Putting Flex Seal to the Test Real World Results
A leaky gutter end cap and a cracked plastic planter can both look like easy Flex Seal jobs. They are not the same job. One asks the coating to hang on a vertical seam while water keeps working the joint. The other asks it to cover a simple crack with almost no stress. That difference is where the product either earns its keep or wastes your time.

I’ve used Flex Seal spray and liquid on planters, metal roof penetrations, a shed gutter, and one ill-advised downspout patch that looked good for about a week. The pattern is consistent. On small, low-stress leaks, it can work well enough. On vertical seams, active leaks, or anything with movement, its success rate drops fast. That lines up with earlier third-party testing discussed above, and it also matches what competing products like Liquid Rubber and Gorilla Waterproof Patch & Seal tend to expose in side-by-side use. Flex Seal is not useless. It is just narrower than the ads suggest.
Where Flex Seal actually performs well
The best results come from repairs that are boring. Small crack. Stable surface. No water pushing from behind. No constant movement.
That includes jobs like:
- hairline cracks in planters
- tiny pinholes in non-pressurized metal
- light touch-up waterproofing on outdoor items
- temporary sealing on a dry, accessible surface
On those jobs, Flex Seal’s main advantage is convenience. The spray reaches awkward spots quickly, and the liquid version can build a decent membrane over odd shapes. If appearance matters, expect extra cleanup or topcoating. The finish is rarely as neat as the label makes it look, especially on rough or rusty material.
Where it starts to fall apart
Pipe leaks are where a lot of people get burned.
A pinhole on a line with any real pressure is already pushing this product outside its comfort zone. You may stop the leak for a while with repeated coats, but that does not make it a plumbing repair. It makes it a temporary patch. The same goes for roof leaks where water is traveling under shingles or behind flashing. If water can get behind the coating, Flex Seal loses one of the few advantages it has.
Vertical gutter seams are another weak spot. I have tried it there. So have plenty of other DIY users. The problem is simple. The coating tends to build unevenly on vertical joints, and the thin spots are usually where the leak returns first. Gorilla’s patch product often does better on that kind of seam because the material is easier to place exactly where you need it. Liquid Rubber usually does better when you have enough time to brush on a thicker, more controlled layer.

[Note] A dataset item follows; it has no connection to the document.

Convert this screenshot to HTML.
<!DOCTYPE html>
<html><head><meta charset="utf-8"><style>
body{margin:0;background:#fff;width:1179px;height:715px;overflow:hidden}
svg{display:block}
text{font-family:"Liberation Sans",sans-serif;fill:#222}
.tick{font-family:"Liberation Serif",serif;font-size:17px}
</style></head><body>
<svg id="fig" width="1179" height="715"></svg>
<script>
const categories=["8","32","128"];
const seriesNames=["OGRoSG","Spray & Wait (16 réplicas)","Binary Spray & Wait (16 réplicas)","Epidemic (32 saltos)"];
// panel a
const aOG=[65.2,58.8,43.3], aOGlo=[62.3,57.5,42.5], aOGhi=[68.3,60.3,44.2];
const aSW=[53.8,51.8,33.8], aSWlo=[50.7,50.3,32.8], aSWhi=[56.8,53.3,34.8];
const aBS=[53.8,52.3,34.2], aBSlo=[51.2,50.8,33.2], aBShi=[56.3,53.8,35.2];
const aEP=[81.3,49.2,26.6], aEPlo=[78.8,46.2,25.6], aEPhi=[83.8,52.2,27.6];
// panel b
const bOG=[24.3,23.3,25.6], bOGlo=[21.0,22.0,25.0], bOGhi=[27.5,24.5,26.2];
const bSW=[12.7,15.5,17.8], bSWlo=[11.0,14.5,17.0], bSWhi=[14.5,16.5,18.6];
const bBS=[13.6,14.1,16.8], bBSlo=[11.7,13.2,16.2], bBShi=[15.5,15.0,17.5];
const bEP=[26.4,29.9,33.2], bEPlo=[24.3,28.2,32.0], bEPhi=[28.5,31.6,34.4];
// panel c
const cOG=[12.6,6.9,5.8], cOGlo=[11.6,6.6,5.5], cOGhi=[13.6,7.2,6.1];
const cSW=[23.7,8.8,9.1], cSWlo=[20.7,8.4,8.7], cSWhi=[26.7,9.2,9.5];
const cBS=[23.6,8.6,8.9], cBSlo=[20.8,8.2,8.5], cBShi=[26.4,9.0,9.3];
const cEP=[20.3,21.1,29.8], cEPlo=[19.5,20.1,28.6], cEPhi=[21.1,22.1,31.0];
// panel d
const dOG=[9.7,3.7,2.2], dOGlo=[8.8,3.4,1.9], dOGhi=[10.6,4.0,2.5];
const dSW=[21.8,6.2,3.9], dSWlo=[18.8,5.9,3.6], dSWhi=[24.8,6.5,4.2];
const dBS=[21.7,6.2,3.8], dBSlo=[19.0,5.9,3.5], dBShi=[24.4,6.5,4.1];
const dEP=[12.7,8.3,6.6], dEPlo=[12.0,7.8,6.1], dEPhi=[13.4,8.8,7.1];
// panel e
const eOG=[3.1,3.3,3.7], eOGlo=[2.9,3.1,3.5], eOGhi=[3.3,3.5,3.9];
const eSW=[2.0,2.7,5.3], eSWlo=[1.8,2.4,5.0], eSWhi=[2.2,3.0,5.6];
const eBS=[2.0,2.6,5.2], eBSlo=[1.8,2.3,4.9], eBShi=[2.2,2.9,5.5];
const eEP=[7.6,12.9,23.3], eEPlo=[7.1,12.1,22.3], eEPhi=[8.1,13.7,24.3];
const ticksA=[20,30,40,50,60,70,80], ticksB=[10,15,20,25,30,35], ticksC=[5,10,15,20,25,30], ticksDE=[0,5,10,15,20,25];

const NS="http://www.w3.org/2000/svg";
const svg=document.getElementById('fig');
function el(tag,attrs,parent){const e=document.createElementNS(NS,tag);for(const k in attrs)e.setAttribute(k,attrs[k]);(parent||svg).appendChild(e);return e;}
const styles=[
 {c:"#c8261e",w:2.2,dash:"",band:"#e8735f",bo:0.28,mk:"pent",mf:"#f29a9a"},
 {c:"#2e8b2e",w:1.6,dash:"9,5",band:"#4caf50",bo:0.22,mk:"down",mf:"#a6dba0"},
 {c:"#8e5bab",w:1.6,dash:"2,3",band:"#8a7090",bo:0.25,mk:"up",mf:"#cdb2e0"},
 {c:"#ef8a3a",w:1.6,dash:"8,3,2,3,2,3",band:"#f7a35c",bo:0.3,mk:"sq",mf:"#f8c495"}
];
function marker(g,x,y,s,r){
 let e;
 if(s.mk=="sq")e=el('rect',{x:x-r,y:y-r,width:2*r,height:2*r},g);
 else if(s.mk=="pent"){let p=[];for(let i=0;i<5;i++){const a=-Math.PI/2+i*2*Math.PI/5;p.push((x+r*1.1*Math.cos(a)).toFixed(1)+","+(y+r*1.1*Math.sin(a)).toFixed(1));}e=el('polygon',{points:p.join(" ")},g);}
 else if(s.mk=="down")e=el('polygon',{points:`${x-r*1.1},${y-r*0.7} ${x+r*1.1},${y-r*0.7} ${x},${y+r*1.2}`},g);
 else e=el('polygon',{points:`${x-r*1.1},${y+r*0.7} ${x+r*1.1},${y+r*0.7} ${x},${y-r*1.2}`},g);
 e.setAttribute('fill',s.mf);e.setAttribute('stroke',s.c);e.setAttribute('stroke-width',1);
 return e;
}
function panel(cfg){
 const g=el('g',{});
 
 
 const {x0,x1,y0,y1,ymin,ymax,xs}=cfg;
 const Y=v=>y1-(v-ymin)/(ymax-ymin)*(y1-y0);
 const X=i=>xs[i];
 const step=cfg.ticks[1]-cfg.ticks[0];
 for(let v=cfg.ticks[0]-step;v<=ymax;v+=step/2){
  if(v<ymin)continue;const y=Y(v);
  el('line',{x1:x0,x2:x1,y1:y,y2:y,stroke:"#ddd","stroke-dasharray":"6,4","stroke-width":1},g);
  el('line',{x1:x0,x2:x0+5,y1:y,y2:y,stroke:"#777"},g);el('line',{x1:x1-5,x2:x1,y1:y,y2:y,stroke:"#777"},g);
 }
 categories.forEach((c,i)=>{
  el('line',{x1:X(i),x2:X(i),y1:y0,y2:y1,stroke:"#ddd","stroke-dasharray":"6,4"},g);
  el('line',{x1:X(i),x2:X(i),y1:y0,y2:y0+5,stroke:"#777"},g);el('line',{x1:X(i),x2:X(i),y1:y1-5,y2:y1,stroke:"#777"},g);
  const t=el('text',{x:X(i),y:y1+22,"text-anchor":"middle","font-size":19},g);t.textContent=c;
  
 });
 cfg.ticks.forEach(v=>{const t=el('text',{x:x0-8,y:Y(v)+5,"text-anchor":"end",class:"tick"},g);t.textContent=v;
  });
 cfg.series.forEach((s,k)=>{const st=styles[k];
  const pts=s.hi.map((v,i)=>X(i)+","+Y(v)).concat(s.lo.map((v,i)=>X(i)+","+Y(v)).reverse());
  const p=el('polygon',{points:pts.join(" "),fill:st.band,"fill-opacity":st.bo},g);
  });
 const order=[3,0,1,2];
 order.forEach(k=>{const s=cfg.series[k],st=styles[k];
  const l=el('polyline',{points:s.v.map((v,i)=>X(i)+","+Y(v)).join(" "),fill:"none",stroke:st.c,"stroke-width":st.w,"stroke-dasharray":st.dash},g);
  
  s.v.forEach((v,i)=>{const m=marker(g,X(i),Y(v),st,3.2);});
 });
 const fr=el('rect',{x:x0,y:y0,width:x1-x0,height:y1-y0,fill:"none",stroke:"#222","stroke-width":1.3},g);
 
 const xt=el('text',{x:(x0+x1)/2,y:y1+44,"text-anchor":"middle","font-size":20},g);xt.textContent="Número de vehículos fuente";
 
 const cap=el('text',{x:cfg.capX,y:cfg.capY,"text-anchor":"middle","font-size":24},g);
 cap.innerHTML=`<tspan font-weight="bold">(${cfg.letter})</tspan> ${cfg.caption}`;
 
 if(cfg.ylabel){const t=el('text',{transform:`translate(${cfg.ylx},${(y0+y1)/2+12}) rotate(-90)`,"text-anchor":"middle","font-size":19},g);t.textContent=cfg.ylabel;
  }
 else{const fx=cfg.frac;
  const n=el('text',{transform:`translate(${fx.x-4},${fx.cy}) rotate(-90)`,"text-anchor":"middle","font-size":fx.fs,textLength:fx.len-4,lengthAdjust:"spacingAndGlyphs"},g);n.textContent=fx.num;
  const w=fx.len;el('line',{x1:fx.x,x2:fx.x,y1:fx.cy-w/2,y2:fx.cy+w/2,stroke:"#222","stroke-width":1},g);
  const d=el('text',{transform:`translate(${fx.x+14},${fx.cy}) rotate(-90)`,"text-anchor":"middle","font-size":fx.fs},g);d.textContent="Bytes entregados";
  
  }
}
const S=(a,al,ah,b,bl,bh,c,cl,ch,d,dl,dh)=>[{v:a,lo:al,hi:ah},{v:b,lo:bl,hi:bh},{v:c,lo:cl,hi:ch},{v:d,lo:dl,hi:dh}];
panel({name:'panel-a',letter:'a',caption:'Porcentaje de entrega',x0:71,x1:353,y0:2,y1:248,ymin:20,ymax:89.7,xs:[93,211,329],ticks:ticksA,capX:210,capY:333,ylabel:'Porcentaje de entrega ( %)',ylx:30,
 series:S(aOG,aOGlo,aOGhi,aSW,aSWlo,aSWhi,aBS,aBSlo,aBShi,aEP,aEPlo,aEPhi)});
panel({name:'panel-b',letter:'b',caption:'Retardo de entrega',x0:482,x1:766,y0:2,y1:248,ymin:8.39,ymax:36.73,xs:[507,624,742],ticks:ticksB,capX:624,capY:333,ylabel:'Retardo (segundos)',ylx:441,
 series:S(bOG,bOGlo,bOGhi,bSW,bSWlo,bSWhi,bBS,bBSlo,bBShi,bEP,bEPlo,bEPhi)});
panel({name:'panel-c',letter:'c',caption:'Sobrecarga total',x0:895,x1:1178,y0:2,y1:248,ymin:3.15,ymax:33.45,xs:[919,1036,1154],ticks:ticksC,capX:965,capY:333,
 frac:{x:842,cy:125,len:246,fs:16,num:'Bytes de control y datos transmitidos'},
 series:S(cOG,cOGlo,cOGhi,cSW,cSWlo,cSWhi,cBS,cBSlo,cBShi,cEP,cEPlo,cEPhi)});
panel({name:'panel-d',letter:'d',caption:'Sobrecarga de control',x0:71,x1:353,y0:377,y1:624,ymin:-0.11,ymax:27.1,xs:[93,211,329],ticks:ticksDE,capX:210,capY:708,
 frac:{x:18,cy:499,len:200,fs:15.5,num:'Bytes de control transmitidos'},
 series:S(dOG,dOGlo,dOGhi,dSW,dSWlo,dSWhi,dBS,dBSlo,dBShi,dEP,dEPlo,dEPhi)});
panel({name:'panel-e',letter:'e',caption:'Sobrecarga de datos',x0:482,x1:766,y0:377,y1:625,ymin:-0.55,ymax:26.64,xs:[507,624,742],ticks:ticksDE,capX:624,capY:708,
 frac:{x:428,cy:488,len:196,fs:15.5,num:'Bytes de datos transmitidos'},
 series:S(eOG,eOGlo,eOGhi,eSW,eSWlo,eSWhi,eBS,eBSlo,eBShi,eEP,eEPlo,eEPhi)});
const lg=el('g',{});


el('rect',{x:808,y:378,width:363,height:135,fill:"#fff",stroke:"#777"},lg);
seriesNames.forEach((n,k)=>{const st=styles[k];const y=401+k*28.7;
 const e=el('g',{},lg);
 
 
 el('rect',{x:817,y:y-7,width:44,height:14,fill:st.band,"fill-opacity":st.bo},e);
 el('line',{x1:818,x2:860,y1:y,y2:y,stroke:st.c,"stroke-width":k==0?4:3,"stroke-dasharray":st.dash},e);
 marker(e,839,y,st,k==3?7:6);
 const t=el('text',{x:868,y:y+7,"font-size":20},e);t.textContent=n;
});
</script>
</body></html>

What I saw across common test situations
Here’s the short version of how real-world results usually shake out:
Test condition | Real-world result | Practical takeaway |
Small crack on a stable surface | Usually decent | Good candidate for Flex Seal |
Low-stress outdoor item | Often acceptable | Fine for utility repairs |
Pipe pinhole with pressure | Mixed at best | Temporary patch only |
Vertical gutter seam | Common failure point | Film goes on unevenly |
Surface with repeated flexing | Shorter lifespan | Membrane can split or peel |
Rough, rusty, or contaminated surface | Unreliable | Prep matters more than product |
That table also gets to the core trade-off with Flex Seal versus newer competitors. Flex Seal wins on shelf availability and speed. It loses ground when precision, thickness control, or long-term durability matter more than convenience.

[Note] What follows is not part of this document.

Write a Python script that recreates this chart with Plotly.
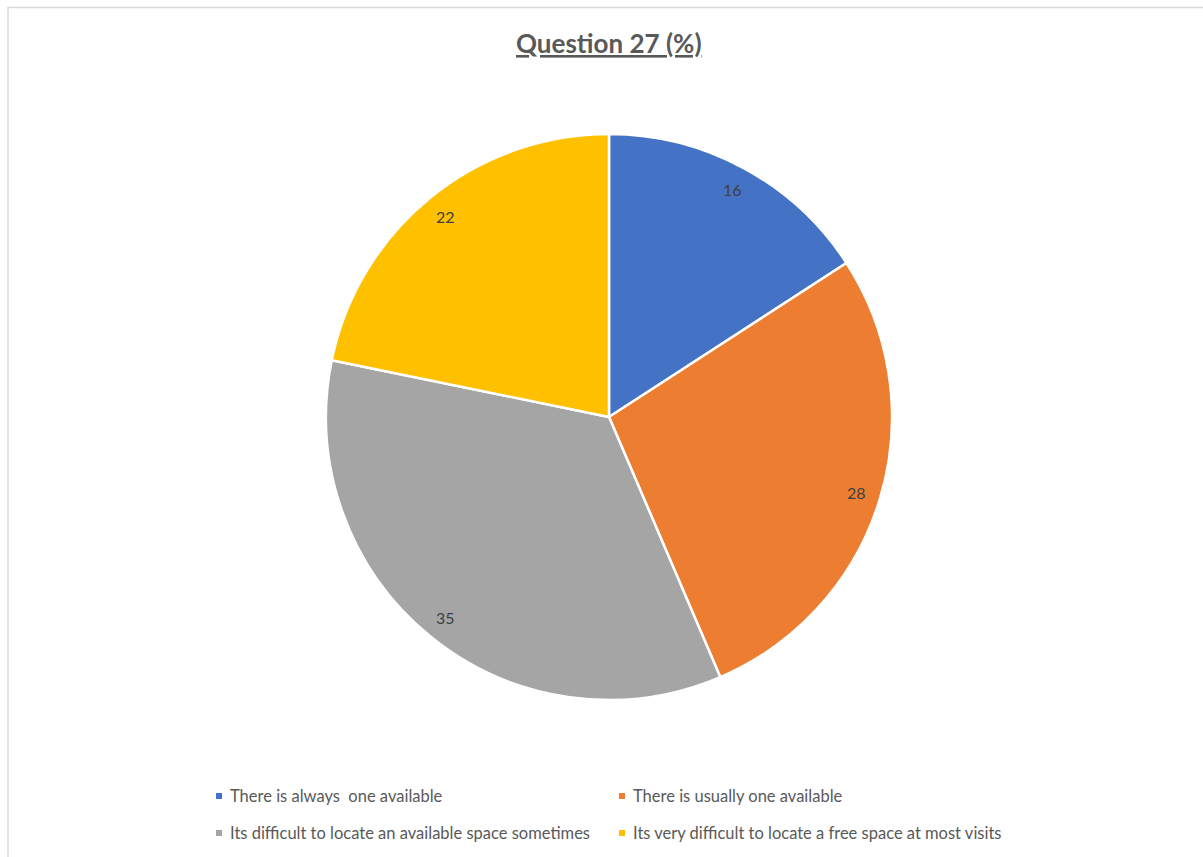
import math
import plotly.graph_objects as go

# Survey responses for question 27 (percent)
labels = [
    "There is always  one available",
    "There is usually one available",
    "Its difficult to locate an available space sometimes",
    "Its very difficult to locate a free space at most visits",
]
values = [16, 28, 35, 22]
colors = ["#4472C4", "#ED7D31", "#A5A5A5", "#FFC000"]

W, H = 1203, 857
CX, CY, R = 609, 417, 283  # pie centre / radius in pixels
FONT = "Lato, Open Sans, sans-serif"

fig = go.Figure(
    go.Pie(
        labels=labels,
        values=values,
        sort=False,
        direction="clockwise",
        rotation=0,
        marker=dict(colors=colors, line=dict(color="white", width=2.5)),
        textinfo="none",
        hoverinfo="label+value",
        showlegend=False,
        domain=dict(
            x=[(CX - R) / W, (CX + R) / W],
            y=[1 - (CY + R) / H, 1 - (CY - R) / H],
        ),
    )
)

# value labels placed near the outer end of each slice
total = sum(values)
cum = 0
annotations = []
for v in values:
    mid = (cum + v / 2) / total * 2 * math.pi
    cum += v
    px = CX + 0.915 * R * math.sin(mid)
    py = CY - 0.915 * R * math.cos(mid)
    annotations.append(
        dict(
            x=px / W, y=1 - py / H, xref="paper", yref="paper",
            xanchor="center", yanchor="middle",
            text=str(v), showarrow=False,
            font=dict(family=FONT, size=16, color="#404040"),
        )
    )

# chart title
annotations.append(
    dict(
        x=CX / W, y=1 - 43 / H, xref="paper", yref="paper",
        xanchor="center", yanchor="middle",
        text="<b><u>Question 27 (%)</u></b>", showarrow=False,
        font=dict(family=FONT, size=26, color="#595959"),
    )
)

# two-column legend below the pie: small colour square + label
shapes = [
    dict(
        type="rect", xref="paper", yref="paper",
        x0=8 / W, x1=1.01, y0=-0.01, y1=1 - 7.5 / H,
        line=dict(color="#D9D9D9", width=1.5),
    )
]
col_x = [216, 619]
row_y = [796, 833]
for i, (lab, col) in enumerate(zip(labels, colors)):
    lx = col_x[i % 2]
    ly = row_y[i // 2]
    shapes.append(
        dict(
            type="rect", xref="paper", yref="paper",
            x0=lx / W, x1=(lx + 6) / W,
            y0=1 - (ly + 3) / H, y1=1 - (ly - 3) / H,
            fillcolor=col, line=dict(width=0),
        )
    )
    annotations.append(
        dict(
            x=(lx + 12) / W, y=1 - ly / H, xref="paper", yref="paper",
            xanchor="left", yanchor="middle",
            text=lab, showarrow=False,
            font=dict(family=FONT, size=16.5, color="#595959"),
        )
    )

fig.update_layout(
    width=W,
    height=H,
    margin=dict(l=0, r=0, t=0, b=0),
    paper_bgcolor="white",
    plot_bgcolor="white",
    annotations=annotations,
    shapes=shapes,
    showlegend=False,
)

fig.write_html("out.html")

Coverage, mess, and cost in actual use
This stuff disappears faster than first-time buyers expect.
On a flat test panel, one can looks reasonable. On textured metal, corrugated surfaces, corners, fasteners, or any repair that needs overlapping passes, coverage drops fast and the cost per repair climbs with it. That is where Flex Seal starts looking overpriced next to Liquid Rubber, especially on larger areas. The spray is quick, but overspray wastes material, and building enough thickness often takes more passes than people plan for.
The liquid version is usually the better value if you already know the job needs a heavier coat. It is slower, messier on your hands, and less convenient overhead. It also gives you more control, which is often the difference between a patch that lasts and one that peels.

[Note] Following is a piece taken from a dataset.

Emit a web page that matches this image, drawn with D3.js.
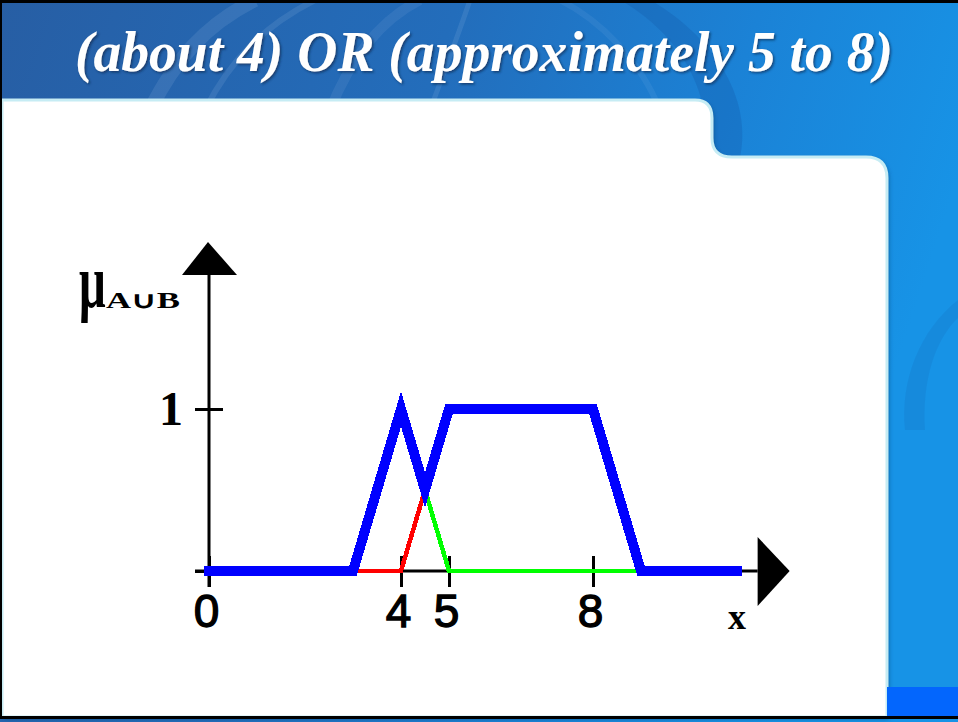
<!DOCTYPE html>
<html>
<head>
<meta charset="utf-8">
<script src="https://cdn.jsdelivr.net/npm/d3@7"></script>
<style>
  html, body { margin: 0; padding: 0; background: #ffffff; }
  svg { display: block; }
</style>
</head>
<body>
<svg id="chart" width="958" height="722"></svg>
<script>
// ---- data ----
const titleText = "(about 4) OR (approximately 5 to 8)";
const xTickValues = [0, 4, 5, 8];
const xTickLabels = ["0", "4", "5", "8"];
const yTickValues = [0, 1];
const yTickLabels = ["", "1"];
const xAxisLabel = "x";
const yAxisSymbol = "μ";
const yAxisSubscript = "A∪B";

// union of the two fuzzy sets (upper envelope)
const unionX = [0, 3, 4, 4.5, 5, 8, 9, 11];
const unionMu = [0, 0, 1, 0.5, 1, 1, 0, 0];
// hidden part of "approximately 5 to 8" (below the envelope)
const setBX = [3, 4, 4.5];
const setBMu = [0, 0, 0.5];
// hidden part of "about 4" (below the envelope)
const setAX = [4.5, 5, 9];
const setAMu = [0.5, 0, 0];

// ---- layout ----
const W = 958, H = 722;
const svg = d3.select("#chart");
const defs = svg.append("defs");

const x = d3.scaleLinear().domain([0, 11]).range([209, 737]);
const y = d3.scaleLinear().domain([0, 1]).range([571, 409]);
const xAxisEnd = 11.43;   // where the horizontal axis line meets its arrow
const yAxisEnd = 1.827;   // where the vertical axis line meets its arrow

// ---- slide background ----
const bg = defs.append("linearGradient").attr("id", "bgGrad")
  .attr("x1", "0").attr("y1", "0").attr("x2", "1").attr("y2", "0.25");
bg.append("stop").attr("offset", "0").attr("stop-color", "#275ea4");
bg.append("stop").attr("offset", "0.45").attr("stop-color", "#236dbb");
bg.append("stop").attr("offset", "0.75").attr("stop-color", "#1b82d6");
bg.append("stop").attr("offset", "1").attr("stop-color", "#1793e6");
svg.append("rect").attr("width", W).attr("height", H).attr("fill", "url(#bgGrad)");

// soft light streaks in the header
const glow = svg.append("g").attr("fill", "none").attr("stroke", "#d4e8ff");
[["M150,110 C175,60 205,25 255,0", 14, 0.10],
 ["M205,110 C230,60 265,25 315,0", 6, 0.10],
 ["M330,110 C350,60 380,20 420,0", 10, 0.08],
 ["M430,110 C445,70 460,30 470,0", 5, 0.10],
 ["M560,0 C600,20 640,60 660,110", 6, 0.07]].forEach(([d, w, op]) => {
  glow.append("path").attr("d", d).attr("stroke-width", w).attr("stroke-opacity", op);
});
// darker swirl bands
svg.append("path")
  .attr("d", "M650,0 C720,40 760,110 735,175 L700,175 C720,110 690,40 620,0 Z")
  .attr("fill", "#1558a8").attr("opacity", 0.3);
svg.append("path")
  .attr("d", "M958,300 C920,330 900,380 905,430 L925,430 C922,380 935,340 958,318 Z")
  .attr("fill", "#1462b0").attr("opacity", 0.18);

// ---- white content panel ----
const panelPath = "M2,100 L695,100 Q712,100 712,118 L712,138 Q712,157 732,157 " +
  "L866,157 Q887,157 887,178 L887,717 L2,717 Z";
const shadow = defs.append("filter").attr("id", "panelShadow")
  .attr("x", "-5%").attr("y", "-5%").attr("width", "110%").attr("height", "110%");
shadow.append("feDropShadow").attr("dx", 2).attr("dy", 2).attr("stdDeviation", 2)
  .attr("flood-color", "#0b3d70").attr("flood-opacity", 0.55);
svg.append("path").attr("d", panelPath).attr("fill", "#ffffff")
  .attr("filter", "url(#panelShadow)");
svg.append("path").attr("d", panelPath).attr("fill", "none")
  .attr("stroke", "#c6ecf4").attr("stroke-width", 3);

// bright corner block
svg.append("rect").attr("x", 887).attr("y", 687).attr("width", W - 887).attr("height", 31)
  .attr("fill", "#0366fd");

// frame lines
svg.append("rect").attr("x", 0).attr("y", 0).attr("width", W).attr("height", 3).attr("fill", "#000");
svg.append("rect").attr("x", 0).attr("y", 0).attr("width", 2).attr("height", 719).attr("fill", "#000");
svg.append("rect").attr("x", 0).attr("y", 716).attr("width", W).attr("height", 3).attr("fill", "#000");

// ---- title ----
const ts = defs.append("filter").attr("id", "titleShadow")
  .attr("x", "-5%").attr("y", "-20%").attr("width", "110%").attr("height", "140%");
ts.append("feDropShadow").attr("dx", 1.5).attr("dy", 1.5).attr("stdDeviation", 0.8)
  .attr("flood-color", "#0a2850").attr("flood-opacity", 0.7);
svg.append("text")
  .attr("x", 75).attr("y", 71)
  .attr("font-family", "'Liberation Serif', 'Times New Roman', serif")
  .attr("font-weight", "bold").attr("font-style", "italic")
  .attr("font-size", 56)
  .attr("textLength", 818).attr("lengthAdjust", "spacingAndGlyphs")
  .attr("fill", "#ffffff")
  .attr("filter", "url(#titleShadow)")
  .text(titleText);

// ---- chart ----
const plot = svg.append("g");

// horizontal axis with ticks crossing the line
const xAxis = d3.axisBottom(x)
  .tickValues(xTickValues)
  .tickFormat((d, i) => xTickLabels[i])
  .tickSize(16).tickPadding(7);
const gx = plot.append("g").attr("transform", `translate(0,${y(0)})`).call(xAxis);
gx.select(".domain").remove();
gx.selectAll(".tick line").attr("y1", -15).attr("stroke", "#000").attr("stroke-width", 3);
gx.selectAll(".tick text")
  .attr("dx", -3)
  .attr("fill", "#000")
  .attr("stroke", "#000").attr("stroke-width", 1.3)
  .attr("font-family", "'Liberation Sans', Arial, sans-serif")
  .attr("font-size", 46);

plot.append("line")
  .attr("x1", 195).attr("x2", x(xAxisEnd))
  .attr("y1", y(0)).attr("y2", y(0))
  .attr("stroke", "#000").attr("stroke-width", 3);
plot.append("path")
  .attr("d", `M${x(xAxisEnd)},${y(0) - 34} L${x(xAxisEnd) + 32},${y(0)} L${x(xAxisEnd)},${y(0) + 35} Z`)
  .attr("fill", "#000");

// vertical axis
const yAxis = d3.axisLeft(y)
  .tickValues(yTickValues)
  .tickFormat((d, i) => yTickLabels[i])
  .tickSize(14).tickPadding(12);
const gy = plot.append("g").attr("transform", `translate(${x(0)},0)`).call(yAxis);
gy.select(".domain").remove();
gy.selectAll(".tick line").attr("x2", -14).attr("x1", 14).attr("stroke", "#000").attr("stroke-width", 3);
gy.selectAll(".tick text")
  .attr("dy", "0.32em")
  .attr("fill", "#000")
  .attr("font-family", "'Liberation Serif', 'Times New Roman', serif")
  .attr("font-weight", "bold")
  .attr("font-size", 48);

plot.append("line")
  .attr("x1", x(0)).attr("x2", x(0))
  .attr("y1", y(yAxisEnd)).attr("y2", y(0) + 16)
  .attr("stroke", "#000").attr("stroke-width", 3);
plot.append("path")
  .attr("d", `M${x(0) - 27},${y(yAxisEnd)} L${x(0) - 1},${y(yAxisEnd) - 33} L${x(0) + 28},${y(yAxisEnd)} Z`)
  .attr("fill", "#000");

// axis names
plot.append("text")
  .attr("x", 737).attr("y", 629)
  .attr("text-anchor", "middle")
  .attr("font-family", "'Liberation Serif', 'Times New Roman', serif")
  .attr("font-weight", "bold").attr("font-size", 36)
  .attr("fill", "#000").text(xAxisLabel);

const muLabel = plot.append("g").attr("transform", "translate(79,307)");
muLabel.append("text")
  .attr("transform", "scale(1,1.6)")
  .attr("font-family", "'Liberation Serif', 'Times New Roman', serif")
  .attr("font-weight", "bold").attr("font-size", 47)
  .attr("fill", "#000").text(yAxisSymbol);
muLabel.append("text")
  .attr("x", 27).attr("y", 1)
  .attr("font-family", "'Liberation Serif', 'Times New Roman', serif")
  .attr("font-weight", "bold").attr("font-size", 23)
  .attr("textLength", 74).attr("lengthAdjust", "spacingAndGlyphs")
  .attr("fill", "#000").text(yAxisSubscript);

// membership curves
const line = d3.line().x(d => x(d[0])).y(d => y(d[1]));
const toPts = (xs, ms) => xs.map((v, i) => [v, ms[i]]);

plot.append("path").datum(toPts(setBX, setBMu))
  .attr("d", line).attr("fill", "none")
  .attr("stroke", "#ff0000").attr("stroke-width", 4.5)
  .attr("shape-rendering", "crispEdges");
plot.append("path").datum(toPts(setAX, setAMu))
  .attr("d", line).attr("fill", "none")
  .attr("stroke", "#00ff00").attr("stroke-width", 4.5)
  .attr("shape-rendering", "crispEdges");
plot.append("path").datum(toPts(unionX, unionMu))
  .attr("d", line).attr("fill", "none")
  .attr("stroke", "#0000ff").attr("stroke-width", 10)
  .attr("stroke-linecap", "square").attr("stroke-linejoin", "miter")
  .attr("shape-rendering", "crispEdges");
</script>
</body>
</html>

Durability under movement and weather
Flex Seal stays flexible, but not endlessly flexible.
If the substrate moves a little with temperature changes, it can hold up. If the joint keeps opening and closing, or the material bends hard and often, the cured layer can tear, lift at the edges, or slowly lose adhesion. That is one reason I do not trust it on stressed plastics, loose flashing, or anything that gets kicked, bumped, or twisted in normal use.
Sun, standing water, and seasonal movement make those weaknesses show up sooner. A repair that looks great after a weekend can look very average after a month of weather.
If you want to watch the product in action before trying it, this demo gives useful visual context without needing to rely only on marketing claims:
My practical read after using it on real projects
Flex Seal works. It just does not work on nearly as many jobs as the branding implies.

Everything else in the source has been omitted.